WHERE'S MY PROTAGONIST?
I searched for Hedi Peacock for two years and when I found her, she was – quite predictably – in the last place I looked. A lot of writers start with a ‘what-if?’ premise. I’m perverse. I started with a ‘who is she?’ question.
I knew I wanted to write about a young person. Probably because my kids had flown the coop, and I was missing them. Not just their faces or their laundry. I yearned for their youth, their restlessness and vitality. Truthfully, when my darlings left it felt like the house had exhaled and forgotten to take another breath.
Okay. If I was going to write a book, it was going to be about a young person – no older than twenty-two. That decision being made, I immediately became aware of an itty bitty problem in terms of creating an authentically youthful voice. I’m older than dirt. Talk about a levelling insight. I never even saw the crow’s feet coming. One day I was a hot young thing, and by the next I was well past it – standing in front of my bathroom mirror, two fingers poised on either side of my temples, applying upward pressure to get a preview of what I’d look like post face-lift.
This was a serious issue. In this world of texting and sexting, how could I write a character who would behave in a believable manner? I’m the woman who jabs at the icons on her mobile wailing, ‘I don’t understand! It’s not working!’ I did a spate of deep thinking and came to the conclusion that Hedi had to be someone removed from society. A girl whose relationships with people her own age had been severely limited.
Seriously? I was going to write about a virgin? Oh, the irony.
Draft one had her as a time-traveller. But that storyline soon petered out. Next, I squandered twenty thousand words experimenting with the idea of her being a witch. Which was kind of fun, but once again, I soon ran out of the woo-woo juice. Finally, I decided she’d have a Fae mother and a werewolf father. I wrote 64,000 words based on that premise. However, the timing was terrible for this effort – I’d just finished a creative writing class titled ‘Intro to Writing A Fiction Novel’ and was achingly aware of what qualified as good or bad writing. Every single word in that draft was pushed out through the sphincter of literary pretension.
Hampered by that, Hedi was muted. She had a touch of snark but she was polite in most situations. (Oh, so Canadian). And she was cautious (ditto). And she didn’t really take the bit between her teeth. (No comment). Hedi sucked.

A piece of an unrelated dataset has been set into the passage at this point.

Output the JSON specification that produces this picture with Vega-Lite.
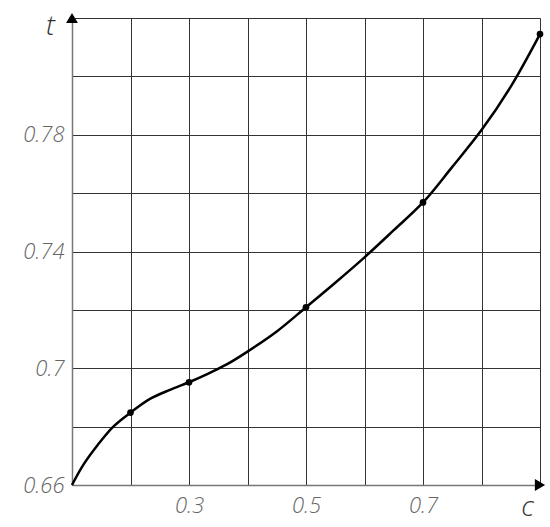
{
  "$schema": "https://vega.github.io/schema/vega-lite/v6.json",
  "width": 468,
  "height": 467,
  "autosize": {"type": "none"},
  "padding": {"left": 72, "top": 18, "right": 10, "bottom": 42},
  "background": "white",
  "config": {
    "view": {"stroke": null},
    "axis": {
      "grid": true,
      "gridColor": "#333333",
      "gridWidth": 1,
      "gridOpacity": 1,
      "ticks": false,
      "domainColor": "#777777",
      "domainWidth": 1.5,
      "labelFont": "Open Sans",
      "labelFontStyle": "italic",
      "labelFontWeight": 300,
      "labelFontSize": 22,
      "labelColor": "#666666",
      "titleFont": "Open Sans",
      "titleFontStyle": "italic",
      "titleFontWeight": 300,
      "titleFontSize": 28,
      "titleColor": "#333333"
    }
  },
  "datasets": {
    "curve": [
      {"c": 0.1, "t": 0.66, "dot": false},
      {"c": 0.1193, "t": 0.6669, "dot": false},
      {"c": 0.1439, "t": 0.6737, "dot": false},
      {"c": 0.1706, "t": 0.68, "dot": false},
      {"c": 0.2, "t": 0.6848, "dot": true},
      {"c": 0.2333, "t": 0.6895, "dot": false},
      {"c": 0.2675, "t": 0.6926, "dot": false},
      {"c": 0.3, "t": 0.6952, "dot": true},
      {"c": 0.3302, "t": 0.6979, "dot": false},
      {"c": 0.3644, "t": 0.7013, "dot": false},
      {"c": 0.4, "t": 0.7057, "dot": false},
      {"c": 0.45, "t": 0.7126, "dot": false},
      {"c": 0.5, "t": 0.7209, "dot": true},
      {"c": 0.55, "t": 0.7293, "dot": false},
      {"c": 0.6, "t": 0.738, "dot": false},
      {"c": 0.65, "t": 0.7473, "dot": false},
      {"c": 0.7, "t": 0.7568, "dot": true},
      {"c": 0.75, "t": 0.769, "dot": false},
      {"c": 0.8, "t": 0.7816, "dot": false},
      {"c": 0.85, "t": 0.7965, "dot": false},
      {"c": 0.9, "t": 0.8145, "dot": true}
    ],
    "arrows": [
      {"c": 0.1, "t": 0.82, "shape": "triangle-up", "dx": 0, "dy": 6},
      {"c": 0.9, "t": 0.66, "shape": "triangle-right", "dx": -6, "dy": 0}
    ]
  },
  "layer": [
    {
      "data": {"name": "curve"},
      "mark": {"type": "line", "color": "black", "strokeWidth": 2.5, "interpolate": "catmull-rom"},
      "encoding": {
        "x": {
          "field": "c", "type": "quantitative",
          "scale": {"domain": [0.1, 0.9], "nice": false, "zero": false},
          "axis": {
            "values": [0.1, 0.2, 0.3, 0.4, 0.5, 0.6, 0.7, 0.8, 0.9],
            "labelExpr": "indexof(['0.3','0.5','0.7'], format(datum.value,'.1f')) >= 0 ? format(datum.value,'.1f') : ''",
            "labelPadding": 10,
            "title": "c",
            "titleX": 455,
            "titleY": 30,
            "titleBaseline": "alphabetic",
            "titleAngle": 0
          }
        },
        "y": {
          "field": "t", "type": "quantitative",
          "scale": {"domain": [0.66, 0.82], "nice": false, "zero": false},
          "axis": {
            "values": [0.66, 0.68, 0.7, 0.72, 0.74, 0.76, 0.78, 0.8, 0.82],
            "labelExpr": "(datum.value < 0.81 && round(datum.value*100) % 4 == 2) ? format(datum.value,'~g') : ''",
            "labelPadding": 8,
            "title": "t",
            "titleAngle": 0,
            "titleX": -22,
            "titleY": 16,
            "titleAlign": "center",
            "titleBaseline": "alphabetic"
          }
        }
      }
    },
    {
      "data": {"name": "curve"},
      "transform": [{"filter": "datum.dot"}],
      "mark": {"type": "point", "filled": true, "color": "black", "size": 45, "opacity": 1},
      "encoding": {
        "x": {"field": "c", "type": "quantitative"},
        "y": {"field": "t", "type": "quantitative"}
      }
    },
    {
      "data": {"name": "arrows"},
      "mark": {"type": "point", "filled": true, "color": "black", "size": 140, "opacity": 1},
      "encoding": {
        "x": {"field": "c", "type": "quantitative"},
        "y": {"field": "t", "type": "quantitative"},
        "shape": {"field": "shape", "type": "nominal", "scale": null},
        "xOffset": {"field": "dx", "type": "quantitative", "scale": null},
        "yOffset": {"field": "dy", "type": "quantitative", "scale": null}
      }
    }
  ]
}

I needed a character intervention and fate promptly provided me with one. Cue the ‘Important Convo.’ Have you noticed how all the really important conversations seem to take place in one of either three places – the bed, the car, or the bar? I was standing at a hotel bar inIndianapolis, talking to a group of Charlatans (a fan club for Charlaine Harris). Rachmr95 turned to me and said, ‘Leigh, I always read your posts on Charlaine’s loop, because they always make me laugh’. I think I said a vague thanks, but unbeknownst to rachmr95 I’d just experienced a rather massive light bulb moment.

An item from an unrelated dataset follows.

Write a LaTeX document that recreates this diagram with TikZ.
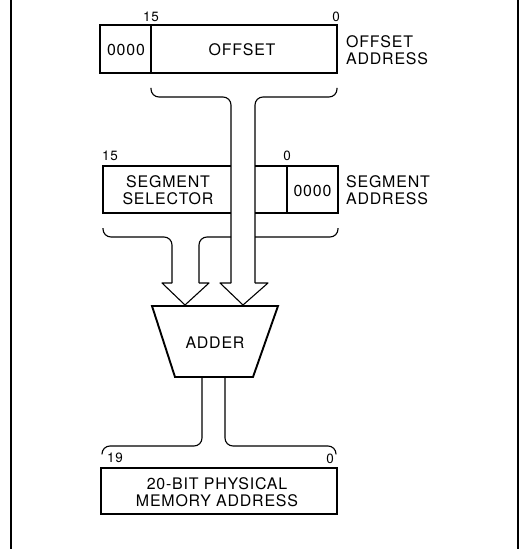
\documentclass[tikz,border=0pt]{standalone}
\usepackage{fontspec}
\setmainfont{TeX Gyre Heros}[LetterSpace=5]
\begin{document}
\begin{tikzpicture}[x=1bp,y=-1bp,
  regbox/.style={draw, line width=1.8bp, inner sep=0pt, outer sep=0pt},
  bus/.style={line width=1.1bp, line join=round},
  lbl/.style={inner sep=0pt, font=\fontsize{16}{17}\selectfont},
  bitno/.style={inner sep=0pt, font=\fontsize{13.5}{14}\selectfont}]
\useasboundingbox (0,0) rectangle (519,549);

% outer frame rules
\draw[line width=1.3bp] (11,0) -- (11,549);
\draw[line width=1.3bp] (518,0) -- (518,549);

% offset register
\node[regbox, minimum width=237bp, minimum height=48bp] (off) at (218.5,49) {};
\coordinate (offdiv) at (151,25);
\draw[line width=1.2bp] (offdiv) -- (151,73);
\node[lbl] at (126,49.5) {0000};
\node[lbl] at (242,49.5) {OFFSET};
\node[bitno] at (151,16.5) {15};
\node[bitno] at (336,16.5) {0};
\node[lbl, anchor=west, align=left] at (346,50) {OFFSET\\ADDRESS};

% segment register
\node[regbox, minimum width=235bp, minimum height=47bp] (seg) at (220.5,189.5) {};
\draw[line width=1.2bp] (287,166) -- (287,213);
\node[lbl, align=center] at (168,190) {SEGMENT\\SELECTOR};
\node[lbl] at (312.5,190.5) {0000};
\node[bitno] at (110,156) {15};
\node[bitno] at (287,156) {0};
\node[lbl, anchor=west, align=left] at (346,190) {SEGMENT\\ADDRESS};

% offset bus passes over the segment register
\fill[white] (231,160) rectangle (255,283);
\draw[bus, rounded corners=8bp] (151,88) |- (231,97) -- (231,283);
\draw[bus] (231,283) -- (220,283) -- (243,305) -- (268,283) -- (255,283);
\draw[bus, rounded corners=8bp] (255,283) -- (255,97) -| (337,88);

% segment bus
\draw[bus, rounded corners=8bp] (103,228) |- (172,237) -- (172,283);
\draw[bus] (172,283) -- (162,283) -- (185,305) -- (209,283) -- (199,283);
\draw[bus, rounded corners=8bp] (199,283) |- (231,237);
\draw[bus, rounded corners=8bp] (255,237) -| (338,228);

% adder
\draw[line width=1.9bp, line join=miter] (152,306) coordinate (addtl) -- (278,306)
  -- (253,377) coordinate (addbr) -- (175,377) -- cycle;
\node[lbl] (adder) at (215,343) {ADDER};

% result bus
\draw[bus, rounded corners=8bp] (202,377) |- (102,446) -- (102,454);
\draw[bus, rounded corners=8bp] (225,377) |- (336,446) -- (336,454);
\node[bitno] at (115,458) {19};
\node[bitno] at (330,459) {0};

% physical address register
\node[regbox, minimum width=236bp, minimum height=46bp] (phys) at (219,491) {};
\node[lbl, align=center] at (217,492.5) {20-BIT PHYSICAL\\MEMORY ADDRESS};
\end{tikzpicture}
\end{document}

Could it really be that simple? I wondered.
‘If she likes my writing when I write like me, then why am I trying to write like someone else?’ That insight truly unnerved me – I took a pause for a long, deep, fortifying sip of my wine. ‘Geezus,’ I thought. ‘Why the hell don’t I just write like me?’ On the plane homeward, that’s all I could think. Write like me. Write like me. As soon as I got through the door, I kissed my husband and the dogs (not necessarily in that order), and walked straight to the computer. I stared at the screen and blew on my hands for luck. And then … I listened.
I didn’t try to smother. I didn’t try to squash. I very deliberately lifted my finger off the edit button. This is what I heard: ‘What do tree-huggers call it? Karma?’ I grinned and wrote it down. I’d found my girl. After two years of flailing around, I’d found her. Like Dorothy’s scarecrow pal, I already had what I needed. Hedi had been inside me all along.
Sometimes, there’s no place like home.